The Price of Paradise

By Wayne Wah Kwai Au

Lost in all the glamour and glitz of tourist advertising is any acknowledgment that the Hawai’i we know today has come at a steep price.

Before Western contact, Hawai’i maintained a richly complex, thriving culture, including an overall population estimated by some to have been one million people. However by the 1840s, a little over 60 years after Captain Cook’s arrival in 1778, the Hawaiians faced near extinction from foreign diseases, and only about 100,000 Native Hawaiians were still alive. Native Hawaiian conversions to Calvinism flourished amid this scene of mass death and desperation, and consequently the Western missionaries garnered enough influence in the Hawaiian government to begin changing traditional Native land tenure and economic systems to the foreigners’ advantage.

The foreigners’ power grab culminated in the Mahele of 1848, which was a division of Hawaiian land granted by King Kamehameha III under the influence of foreign advisors. Under the division, foreigners were allowed to own land in the Hawaiian kingdom, resulting in the massive dispossession of Native Hawaiians from their traditional lands. By 1888, three-quarters of all farmable land was under non-Hawaiian control. In this same era, United States President John Tyler issued the Tyler Doctrine, declaring to the other imperialist powers of the world that Hawai’i was in the U.S. “sphere of influence.”

In 1893, a group of foreign businessmen — led by U.S. Minister to Hawai’i John L. Stevens and supported by the Marines of the U.S.S. Boston — led a military coup and illegally overthrew the sovereign Native Hawaiian government. Sanford B. Dole, a descendant of missionaries, was selected president of the newly established provisional government. A little over a year later the independent Republic of Hawai’i was proclaimed. A Native rebellion ensued in 1895, and subsequently the leader of the Hawaiian Kingdom, Queen Lili’uokalani, was imprisoned by Dole’s provisional government. Finally, in 1898, the United States government officially annexed the Hawaiian islands. This effectively took away, for the meantime at least, the Native Hawaiians’ right to self-determination.

Queen Lili’uokalani, last ruler of the sovereign Hawai’ian kingdom.

RESISTANCE IN PARADISE: 1898-1998

The United States annexed Hawai’i during a time of imperialist expansion.
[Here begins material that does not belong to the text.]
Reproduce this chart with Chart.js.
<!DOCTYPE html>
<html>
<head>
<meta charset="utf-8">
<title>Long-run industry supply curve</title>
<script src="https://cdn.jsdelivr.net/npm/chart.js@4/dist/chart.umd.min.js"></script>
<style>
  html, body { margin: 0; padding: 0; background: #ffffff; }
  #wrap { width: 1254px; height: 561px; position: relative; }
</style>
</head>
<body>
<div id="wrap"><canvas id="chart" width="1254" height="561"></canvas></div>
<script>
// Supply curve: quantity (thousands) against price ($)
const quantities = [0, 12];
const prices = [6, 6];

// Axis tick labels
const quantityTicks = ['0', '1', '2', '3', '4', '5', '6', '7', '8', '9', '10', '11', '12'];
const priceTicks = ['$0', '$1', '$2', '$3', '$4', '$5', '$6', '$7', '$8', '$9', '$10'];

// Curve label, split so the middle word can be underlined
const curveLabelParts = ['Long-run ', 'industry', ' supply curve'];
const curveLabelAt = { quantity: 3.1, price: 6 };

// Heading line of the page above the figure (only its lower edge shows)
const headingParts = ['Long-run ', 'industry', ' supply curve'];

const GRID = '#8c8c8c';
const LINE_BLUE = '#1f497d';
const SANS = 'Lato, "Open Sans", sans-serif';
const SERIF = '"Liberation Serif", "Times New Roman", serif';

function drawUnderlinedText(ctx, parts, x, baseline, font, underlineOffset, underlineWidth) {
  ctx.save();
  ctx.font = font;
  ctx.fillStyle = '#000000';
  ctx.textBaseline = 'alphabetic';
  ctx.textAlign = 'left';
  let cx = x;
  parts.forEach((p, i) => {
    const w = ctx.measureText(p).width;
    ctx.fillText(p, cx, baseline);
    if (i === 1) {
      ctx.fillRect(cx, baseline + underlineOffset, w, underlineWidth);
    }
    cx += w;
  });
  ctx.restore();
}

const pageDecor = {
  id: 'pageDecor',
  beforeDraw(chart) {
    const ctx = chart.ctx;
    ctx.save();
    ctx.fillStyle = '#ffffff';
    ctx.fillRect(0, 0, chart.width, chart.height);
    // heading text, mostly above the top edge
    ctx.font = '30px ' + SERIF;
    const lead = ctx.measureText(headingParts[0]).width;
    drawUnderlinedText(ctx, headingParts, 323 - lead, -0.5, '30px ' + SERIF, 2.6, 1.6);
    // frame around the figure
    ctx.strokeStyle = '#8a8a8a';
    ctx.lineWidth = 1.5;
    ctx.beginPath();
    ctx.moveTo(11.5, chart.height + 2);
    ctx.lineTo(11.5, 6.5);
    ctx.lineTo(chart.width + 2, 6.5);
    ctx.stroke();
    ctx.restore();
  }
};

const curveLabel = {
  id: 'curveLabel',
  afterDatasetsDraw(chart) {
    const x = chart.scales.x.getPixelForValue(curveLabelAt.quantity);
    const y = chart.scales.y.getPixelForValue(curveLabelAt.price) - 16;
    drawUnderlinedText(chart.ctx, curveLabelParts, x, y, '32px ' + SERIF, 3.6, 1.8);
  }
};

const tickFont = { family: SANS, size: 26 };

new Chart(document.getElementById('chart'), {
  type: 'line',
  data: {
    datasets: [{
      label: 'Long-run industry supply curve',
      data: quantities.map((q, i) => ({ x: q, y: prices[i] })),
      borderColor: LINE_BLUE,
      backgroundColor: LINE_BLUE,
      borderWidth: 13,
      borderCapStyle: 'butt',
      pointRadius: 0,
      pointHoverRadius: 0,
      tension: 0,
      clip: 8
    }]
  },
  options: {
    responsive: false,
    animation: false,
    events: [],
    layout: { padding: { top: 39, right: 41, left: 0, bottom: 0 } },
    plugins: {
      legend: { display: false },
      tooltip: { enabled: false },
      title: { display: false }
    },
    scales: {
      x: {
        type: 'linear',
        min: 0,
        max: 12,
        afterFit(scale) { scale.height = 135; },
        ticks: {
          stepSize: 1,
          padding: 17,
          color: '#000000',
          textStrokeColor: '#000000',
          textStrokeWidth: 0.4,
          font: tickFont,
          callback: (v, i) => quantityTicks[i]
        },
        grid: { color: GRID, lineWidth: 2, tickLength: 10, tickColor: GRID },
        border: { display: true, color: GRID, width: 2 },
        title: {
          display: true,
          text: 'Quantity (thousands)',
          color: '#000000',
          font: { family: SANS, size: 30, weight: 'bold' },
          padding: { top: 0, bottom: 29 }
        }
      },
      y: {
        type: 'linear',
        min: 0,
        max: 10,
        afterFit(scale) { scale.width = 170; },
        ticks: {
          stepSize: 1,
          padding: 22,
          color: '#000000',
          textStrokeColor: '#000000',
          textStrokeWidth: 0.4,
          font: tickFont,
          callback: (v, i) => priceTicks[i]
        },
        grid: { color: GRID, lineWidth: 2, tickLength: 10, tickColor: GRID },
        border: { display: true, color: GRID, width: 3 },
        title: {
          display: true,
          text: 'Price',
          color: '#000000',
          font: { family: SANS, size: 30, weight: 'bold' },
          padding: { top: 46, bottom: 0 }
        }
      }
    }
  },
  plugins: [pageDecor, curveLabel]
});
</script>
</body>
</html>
During the same year, following its victory in the Spanish-American War, it made other key acquisitions in the Pacific and the Caribbean and took control of the Philippines, Guam, Samoa, Cuba and Puerto Rico. In all of these places, the American military played a prominent role – both in the immediate sense of direct military support and coercion, and in the sense of fulfilling long-term goals of establishing naval stations in strategic positions throughout the Atlantic and Pacific Oceans.

As part of the occupations, the indigenous peoples of these areas were dispossessed of massive amounts of land. In Hawai’i alone, it has been estimated that 95% of all state-controlled lands were ceded to the United States by the illegally established government of Sanford Dole, including nearly 30% of the island of Oahu that belongs to the military.

This year, during the centennial, there are a number of protests and projects being organized to mark these events. Among the many projects, at least one is aimed at classroom educators. The Asia Pacific Program of the American Friends Service Committee is currently putting together a resource guide entitled, Resistance in Paradise: Rethinking 100 Years of U.S. Involvement in the Caribbean and the Pacific. This guide, co-written and edited by a wide range of classroom educators and community activists, is made up of source materials, historical essays, lesson plans, and various perspectives surrounding the U.S. annexation and control of these islands in the Pacific and Caribbean. Among other topics, the guide examines issues of indigenous resistance and sovereignty, the fight against continual U.S. militarization of indigenous lands, and the environmental and cultural impacts of U.S. imperialism on the land and people in their respective settings.